== SUPPLIED RECORDS
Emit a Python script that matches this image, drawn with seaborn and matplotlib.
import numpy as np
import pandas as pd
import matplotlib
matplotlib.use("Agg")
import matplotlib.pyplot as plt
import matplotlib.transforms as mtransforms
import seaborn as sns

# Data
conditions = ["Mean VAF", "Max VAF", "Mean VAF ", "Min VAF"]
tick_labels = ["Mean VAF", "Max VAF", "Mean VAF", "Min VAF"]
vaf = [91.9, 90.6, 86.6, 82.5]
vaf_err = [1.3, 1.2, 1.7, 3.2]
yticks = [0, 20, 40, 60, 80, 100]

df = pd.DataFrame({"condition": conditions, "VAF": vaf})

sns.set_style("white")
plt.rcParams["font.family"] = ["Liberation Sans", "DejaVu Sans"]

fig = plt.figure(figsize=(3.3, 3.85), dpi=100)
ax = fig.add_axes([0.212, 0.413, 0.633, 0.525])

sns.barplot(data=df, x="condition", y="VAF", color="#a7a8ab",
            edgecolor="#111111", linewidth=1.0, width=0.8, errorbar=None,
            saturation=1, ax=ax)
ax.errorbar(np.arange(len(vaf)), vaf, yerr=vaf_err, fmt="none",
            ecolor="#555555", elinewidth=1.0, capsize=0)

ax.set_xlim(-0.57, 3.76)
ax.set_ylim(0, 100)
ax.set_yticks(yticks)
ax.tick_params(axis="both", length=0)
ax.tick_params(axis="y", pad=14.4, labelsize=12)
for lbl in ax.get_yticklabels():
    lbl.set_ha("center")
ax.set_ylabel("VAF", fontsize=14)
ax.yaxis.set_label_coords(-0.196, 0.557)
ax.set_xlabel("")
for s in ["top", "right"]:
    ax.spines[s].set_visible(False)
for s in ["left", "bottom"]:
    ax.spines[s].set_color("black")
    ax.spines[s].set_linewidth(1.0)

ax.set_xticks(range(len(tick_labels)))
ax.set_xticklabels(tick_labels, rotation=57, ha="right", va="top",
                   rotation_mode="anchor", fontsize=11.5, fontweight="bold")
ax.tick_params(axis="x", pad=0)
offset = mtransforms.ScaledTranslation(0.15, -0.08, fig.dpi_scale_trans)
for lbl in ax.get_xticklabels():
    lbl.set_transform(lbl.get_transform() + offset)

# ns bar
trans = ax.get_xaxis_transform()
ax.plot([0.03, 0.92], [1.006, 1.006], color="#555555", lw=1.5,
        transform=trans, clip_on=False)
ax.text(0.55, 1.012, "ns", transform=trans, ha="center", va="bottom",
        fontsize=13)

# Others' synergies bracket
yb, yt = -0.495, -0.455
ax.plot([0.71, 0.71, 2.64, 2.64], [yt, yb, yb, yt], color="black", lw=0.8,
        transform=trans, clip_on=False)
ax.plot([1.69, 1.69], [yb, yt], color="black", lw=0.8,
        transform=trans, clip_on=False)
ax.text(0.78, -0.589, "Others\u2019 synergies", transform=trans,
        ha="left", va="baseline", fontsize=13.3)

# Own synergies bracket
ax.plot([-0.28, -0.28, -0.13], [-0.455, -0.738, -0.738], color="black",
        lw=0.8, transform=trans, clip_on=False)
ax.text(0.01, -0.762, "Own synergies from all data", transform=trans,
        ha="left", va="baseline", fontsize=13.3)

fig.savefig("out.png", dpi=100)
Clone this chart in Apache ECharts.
====
_WRITTEN REQUEST:_ Reproduce the material above without altering a single character.

_TASK RESPONSE:_
Emit a Python script that matches this image, drawn with seaborn and matplotlib.
import numpy as np
import pandas as pd
import matplotlib
matplotlib.use("Agg")
import matplotlib.pyplot as plt
import matplotlib.transforms as mtransforms
import seaborn as sns

# Data
conditions = ["Mean VAF", "Max VAF", "Mean VAF ", "Min VAF"]
tick_labels = ["Mean VAF", "Max VAF", "Mean VAF", "Min VAF"]
vaf = [91.9, 90.6, 86.6, 82.5]
vaf_err = [1.3, 1.2, 1.7, 3.2]
yticks = [0, 20, 40, 60, 80, 100]

df = pd.DataFrame({"condition": conditions, "VAF": vaf})

sns.set_style("white")
plt.rcParams["font.family"] = ["Liberation Sans", "DejaVu Sans"]

fig = plt.figure(figsize=(3.3, 3.85), dpi=100)
ax = fig.add_axes([0.212, 0.413, 0.633, 0.525])

sns.barplot(data=df, x="condition", y="VAF", color="#a7a8ab",
            edgecolor="#111111", linewidth=1.0, width=0.8, errorbar=None,
            saturation=1, ax=ax)
ax.errorbar(np.arange(len(vaf)), vaf, yerr=vaf_err, fmt="none",
            ecolor="#555555", elinewidth=1.0, capsize=0)

ax.set_xlim(-0.57, 3.76)
ax.set_ylim(0, 100)
ax.set_yticks(yticks)
ax.tick_params(axis="both", length=0)
ax.tick_params(axis="y", pad=14.4, labelsize=12)
for lbl in ax.get_yticklabels():
    lbl.set_ha("center")
ax.set_ylabel("VAF", fontsize=14)
ax.yaxis.set_label_coords(-0.196, 0.557)
ax.set_xlabel("")
for s in ["top", "right"]:
    ax.spines[s].set_visible(False)
for s in ["left", "bottom"]:
    ax.spines[s].set_color("black")
    ax.spines[s].set_linewidth(1.0)

ax.set_xticks(range(len(tick_labels)))
ax.set_xticklabels(tick_labels, rotation=57, ha="right", va="top",
                   rotation_mode="anchor", fontsize=11.5, fontweight="bold")
ax.tick_params(axis="x", pad=0)
offset = mtransforms.ScaledTranslation(0.15, -0.08, fig.dpi_scale_trans)
for lbl in ax.get_xticklabels():
    lbl.set_transform(lbl.get_transform() + offset)

# ns bar
trans = ax.get_xaxis_transform()
ax.plot([0.03, 0.92], [1.006, 1.006], color="#555555", lw=1.5,
        transform=trans, clip_on=False)
ax.text(0.55, 1.012, "ns", transform=trans, ha="center", va="bottom",
        fontsize=13)

# Others' synergies bracket
yb, yt = -0.495, -0.455
ax.plot([0.71, 0.71, 2.64, 2.64], [yt, yb, yb, yt], color="black", lw=0.8,
        transform=trans, clip_on=False)
ax.plot([1.69, 1.69], [yb, yt], color="black", lw=0.8,
        transform=trans, clip_on=False)
ax.text(0.78, -0.589, "Others\u2019 synergies", transform=trans,
        ha="left", va="baseline", fontsize=13.3)

# Own synergies bracket
ax.plot([-0.28, -0.28, -0.13], [-0.455, -0.738, -0.738], color="black",
        lw=0.8, transform=trans, clip_on=False)
ax.text(0.01, -0.762, "Own synergies from all data", transform=trans,
        ha="left", va="baseline", fontsize=13.3)

fig.savefig("out.png", dpi=100)
Clone this chart in Apache ECharts.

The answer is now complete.